[Beowulf] Definition of HPC

Lux, Jim (337C)
Wed Apr 17 17:44:20 PDT 2013

I think this gets back to the scalability and partitionability.

If you could run your experiment on a small cheap cluster *that isn't shared*, nobody would care whether you have root, any more than whether you have root on your desktop computer.

The problem is when the problem is
a) large enough to require a big expensive cluster -and-
b) infrequent enough that you can't justify buying that cluster just for you

And now you're into "how do you share, when you want bare metal access"

One approach is to have an air-gapped isolated cluster.  You come in, you do whatever, and when you're done it's wiped clean.  That has substantial setup and teardown costs.

On the other hand, if you want simultaneous sharing (user A gets 500 nodes, user B gets 500 nodes), I think that's fundamentally incompatible with bare metal/root access. 

IT shops are used to the "how do we simultaneously share a big expensive box among many users".. the processes and politics have been worked out over the last 50 years, along with gory details of chargebacks, dynamic pricing, etc.  And, it tends to be pretty regimented.. many users, especially in a "computing" environment, implies many diverse needs, so that big piece of iron will have lots of interfaces, lots of configurable whatsits, etc.   That makes it complex to administer, because when you reconfigure after user A leaves, but before user C starts up, and without interrupting user B, that is a challenging problem.

The default answer is always going to be "no".  Saying "No" makes one person unhappy, but keeps the other N-1 people happy.

I think ultimately, that "doing dangerous things requires dedicated facilities, and so it's expensive".   Rocket engine or Energetic Compound development is expensive partly because you need a place to test them, not because the engineering is any more difficult than other engineering. (look up C2N14.. 
"An Energetic and Highly Sensitive Binary Azidotetrazole"..  a blog quote: " Never forget, the biggest accomplishment in such work is not blowing out the lab windows.")

Jim Lux

From: Max R. Dechantsreiter
Sent: Wednesday, April 17, 2013 2:32 PM
To: landman at scalableinformatics.com
Cc: beowulf at beowulf.org
Subject: Re: [Beowulf] Definition of HPC


> So, I am sorry ... if you *require* root to perform your work on a 
> regular basis, chances are, you are one misstep from misfortune, and 
> its quite likely to be self-inflicted.

What about dropping page cache?  What about setting up to run in "turbo mode" (with Intel processors)?  There are a number of relatively minor functions accessible only via root (or sudo) that could be important for performance testing.

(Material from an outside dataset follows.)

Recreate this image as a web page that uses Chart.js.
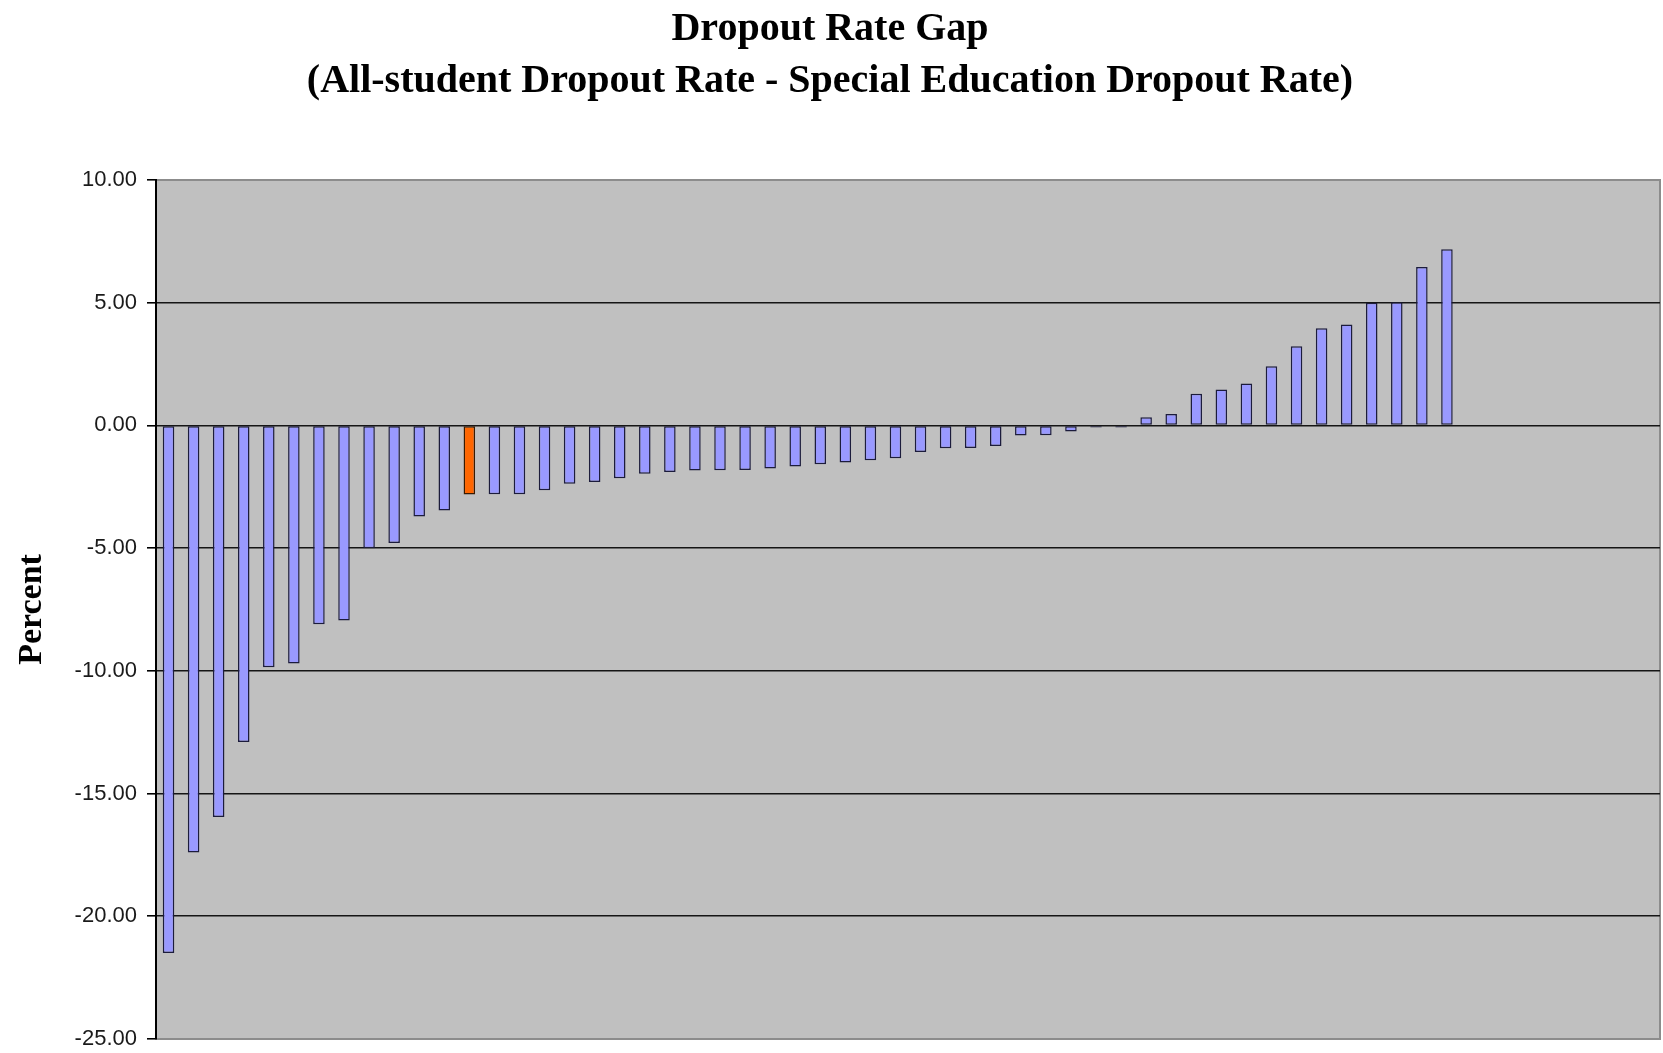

Administrators don't have to give root access to everybody, just because they give it to a few - it's not a democracy.
But I should be able to lobby for my needs, and expect my actions to be carefully scrutinized, knowing consequences of abuse would be serious and far-ranging.  You've heard of system logs, I presume....

> But back to the running with scissors down broken staircases, in the 
> dark, with low coefficients of friction on the stable steps, and many 
> missing or unstable steps ... that is running as root.  Make sure you 
> have good, recent backups, and you test that your backups are recent, 
> and correct, before you go break something important. And if you rely 
> upon external support, make darned sure they have a clue.

Running as root always makes me very nervous, which is why I avoid it at all costs.

In fact almost all of what I need could be wrapped either in sudo commands, or in special batch queues having the desired properties.  THE PROBLEM with shared resources is that their administrators are too hidebound to negotiate such needs, in far too many cases.

> Running as root?  Yeah, its that bad.  Just say no.

Are you setting yourself up as arbiter of who should and who should not run as root?  Please - respect those of us who have the capabilities, experience, and juice to do so (when cirumstances demand it).